#### [WHAT IS NEEDED]
Transcribe all of the data exactly. Omit the pictures.

#### [RAW DATA]
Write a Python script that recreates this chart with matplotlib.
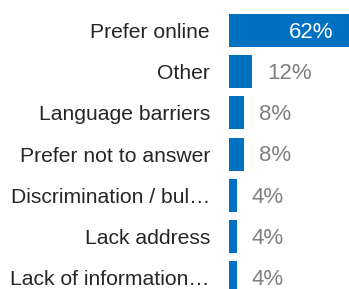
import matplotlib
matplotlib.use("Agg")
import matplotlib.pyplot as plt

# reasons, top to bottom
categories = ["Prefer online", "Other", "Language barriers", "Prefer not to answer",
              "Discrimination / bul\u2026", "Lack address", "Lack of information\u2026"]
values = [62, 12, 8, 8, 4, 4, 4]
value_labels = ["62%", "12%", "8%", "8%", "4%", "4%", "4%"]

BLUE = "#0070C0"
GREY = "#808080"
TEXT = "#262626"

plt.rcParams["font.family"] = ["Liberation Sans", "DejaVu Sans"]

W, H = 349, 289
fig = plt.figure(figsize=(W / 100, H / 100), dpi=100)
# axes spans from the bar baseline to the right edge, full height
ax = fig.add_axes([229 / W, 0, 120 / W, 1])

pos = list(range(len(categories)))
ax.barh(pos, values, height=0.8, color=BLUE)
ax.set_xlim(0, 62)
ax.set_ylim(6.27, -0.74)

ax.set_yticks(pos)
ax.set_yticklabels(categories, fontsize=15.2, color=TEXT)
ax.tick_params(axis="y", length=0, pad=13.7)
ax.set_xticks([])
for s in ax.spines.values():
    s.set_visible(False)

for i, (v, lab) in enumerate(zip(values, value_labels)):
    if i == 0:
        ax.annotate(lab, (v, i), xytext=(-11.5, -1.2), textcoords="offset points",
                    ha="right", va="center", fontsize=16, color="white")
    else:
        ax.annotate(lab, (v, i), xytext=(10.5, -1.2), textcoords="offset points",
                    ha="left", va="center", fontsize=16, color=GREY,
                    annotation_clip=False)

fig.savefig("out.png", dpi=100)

#### [ANSWER TO THIS PROBLEM]
Write a Python script that recreates this chart with matplotlib.
import matplotlib
matplotlib.use("Agg")
import matplotlib.pyplot as plt

# reasons, top to bottom
categories = ["Prefer online", "Other", "Language barriers", "Prefer not to answer",
              "Discrimination / bul\u2026", "Lack address", "Lack of information\u2026"]
values = [62, 12, 8, 8, 4, 4, 4]
value_labels = ["62%", "12%", "8%", "8%", "4%", "4%", "4%"]

BLUE = "#0070C0"
GREY = "#808080"
TEXT = "#262626"

plt.rcParams["font.family"] = ["Liberation Sans", "DejaVu Sans"]

W, H = 349, 289
fig = plt.figure(figsize=(W / 100, H / 100), dpi=100)
# axes spans from the bar baseline to the right edge, full height
ax = fig.add_axes([229 / W, 0, 120 / W, 1])

pos = list(range(len(categories)))
ax.barh(pos, values, height=0.8, color=BLUE)
ax.set_xlim(0, 62)
ax.set_ylim(6.27, -0.74)

ax.set_yticks(pos)
ax.set_yticklabels(categories, fontsize=15.2, color=TEXT)
ax.tick_params(axis="y", length=0, pad=13.7)
ax.set_xticks([])
for s in ax.spines.values():
    s.set_visible(False)

for i, (v, lab) in enumerate(zip(values, value_labels)):
    if i == 0:
        ax.annotate(lab, (v, i), xytext=(-11.5, -1.2), textcoords="offset points",
                    ha="right", va="center", fontsize=16, color="white")
    else:
        ax.annotate(lab, (v, i), xytext=(10.5, -1.2), textcoords="offset points",
                    ha="left", va="center", fontsize=16, color=GREY,
                    annotation_clip=False)

fig.savefig("out.png", dpi=100)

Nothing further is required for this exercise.